# Bibliotecas necessárias

In [None]:
from google.colab import drive
drive.mount('/content/drive', force_remount=True)

In [None]:
!pip install PyMuPDF
!pip install plac

!pip install unidecode
from unidecode import unidecode

import fitz  # Módulo PyMuPDF
import json
import os
import re
from itertools import chain
import sys
import spacy
from __future__ import unicode_literals, print_function
import plac
import random
from pathlib import Path
from tqdm import tqdm
import pandas as pd

import csv
csv.field_size_limit(sys.maxsize)

!python -m spacy download pt_core_news_sm
import nltk
nltk.download('stopwords')
nltk.download('punkt')
from nltk.stem import *
from nltk.stem.snowball import SnowballStemmer
from nltk.tokenize import word_tokenize
from nltk.corpus import stopwords

In [None]:
sys.path.append("/content/drive/Shareddrives/IA 2023 - Projeto 1 Grupo 3/Scripts")
import analise_edit

# Funções necessárias

In [None]:
NLP = spacy.load("pt_core_news_sm", disable=["tok2vec", "tagger", "parser", "attribute_ruler", "lemmatizer", "ner"])
NLP.enable_pipe("senter")

# Ajusta a formatação dos textos
def remove_formatting(text):
    text = text.replace("\n", " ").replace("\t", " ")
    while text.find("  ") != -1:
        text = text.replace("  ", " ")
    return text

# Lista todos os arquivos de um diretório dado que ele seja de um formato
def listdir_drive(dir_path: str, formats=['pdf']) -> list:
    file_paths = []
    for root, directories, files in os.walk(dir_path):
        file_paths += [os.path.join(root, file) for file in files]
        if len(formats) > 0:
            file_paths = list(filter(lambda f: any([f.endswith(f".{format}") for format in formats]), file_paths))
    return file_paths

# Extrai o texto de um PDF
def extract_text(pdf_path: str) -> str:
    doc = fitz.open(pdf_path)
    text = remove_formatting(" ".join([doc[n].get_text() for n in range(doc.page_count)]))
    doc.close()
    return text

# Retorna as publicações de um PDF
def get_publications(text: str):
    pub_texts = re.split(r'Código Identificador:\w+', text)[1:]
    publications = [pub_text.strip() for pub_text in pub_texts]
    publications = list(filter(lambda p: len(p) > 0, publications))
    return publications

# Extrai as sentenças do texto usando o SpaCy
def get_sentences(text: str):
    sentences = [sent.text.strip() for sent in NLP(text).sents]
    sentences = list(filter(lambda s: len(s) > 0, sentences))
    return sentences

In [None]:
class HiddenPrints:
    def __enter__(self):
        self._original_stdout = sys.stdout
        sys.stdout = open(os.devnull, 'w')

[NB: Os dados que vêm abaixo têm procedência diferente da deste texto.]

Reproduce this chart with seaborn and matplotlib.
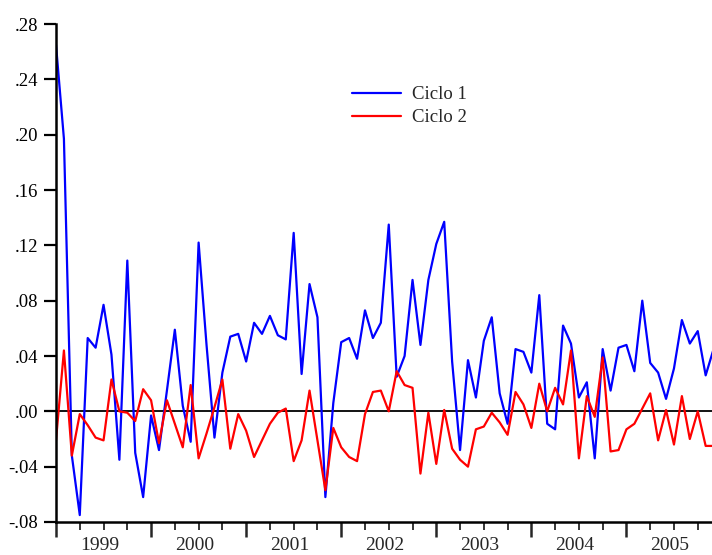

    def __exit__(self, exc_type, exc_val, exc_tb):
        sys.stdout.close()
        sys.stdout = self._original_stdout

In [None]:
# Remove acentos e passa para lowercase
formatar = lambda palavra: unidecode(str(palavra).lower())

STEMMER = SnowballStemmer("portuguese", ignore_stopwords=True)
STOPWORDS = stopwords.words('portuguese')

def extract_stem_tokens(sentence: str):
    tokens = [formatar(t) for t in word_tokenize(sentence)]
    important_tokens = list(filter(lambda t: not t in STOPWORDS and t.isalpha(), tokens))
    stems = [STEMMER.stem(t) for t in important_tokens]
    return stems

# Salvando a base de dados a partir dos PDFs

In [None]:
pdf_list = listdir_drive("/content/drive/Shareddrives/IA 2023 - Projeto 1 Grupo 3/Dados/PDFs", ['pdf'])
random.shuffle(pdf_list)

with open("/content/drive/Shareddrives/IA 2023 - Projeto 1 Grupo 3/Dados/dataset_full.csv", 'w', newline='') as csv_file:
    csv_writer = csv.writer(csv_file)
    for pdf in tqdm(pdf_list[:100], desc="Extraindo publicações dos PDFs", position=0, leave=True):
        with HiddenPrints():
            for publication in get_publications(extract_text(pdf)):
                for sentence in get_sentences(publication):
                    tokens = extract_stem_tokens(sentence)
                    # Verifica se há algum token para formar a frase
                    if tokens:
                        data = analise_edit.extract_data(sentence)
                        # Frase original, tokenizada, modalidade, tipo de publicação e festividade
                        csv_writer.writerow([sentence, " ".join(tokens), data["modalidade"], data["tipo_publicacao"], data["festividade"]])

Extraindo publicações dos PDFs: 100%|██████████| 100/100 [19:35<00:00, 11.76s/it]


In [None]:
with open("/content/drive/Shareddrives/IA 2023 - Projeto 1 Grupo 3/Dados/dataset_full.csv", 'r') as csv_file:
    csv_reader = csv.reader(csv_file)
    sentence_data = [row for row in tqdm(csv_reader, desc="Carregando dataset", position=0, leave=True)]

Carregando publicações: 498219it [00:03, 135741.22it/s]


In [None]:
print(sentence_data[0])

['GABINETE DO PREFEITO DECRETO', 'gabinet prefeit decret', 'N.A.', 'Decreto', 'False']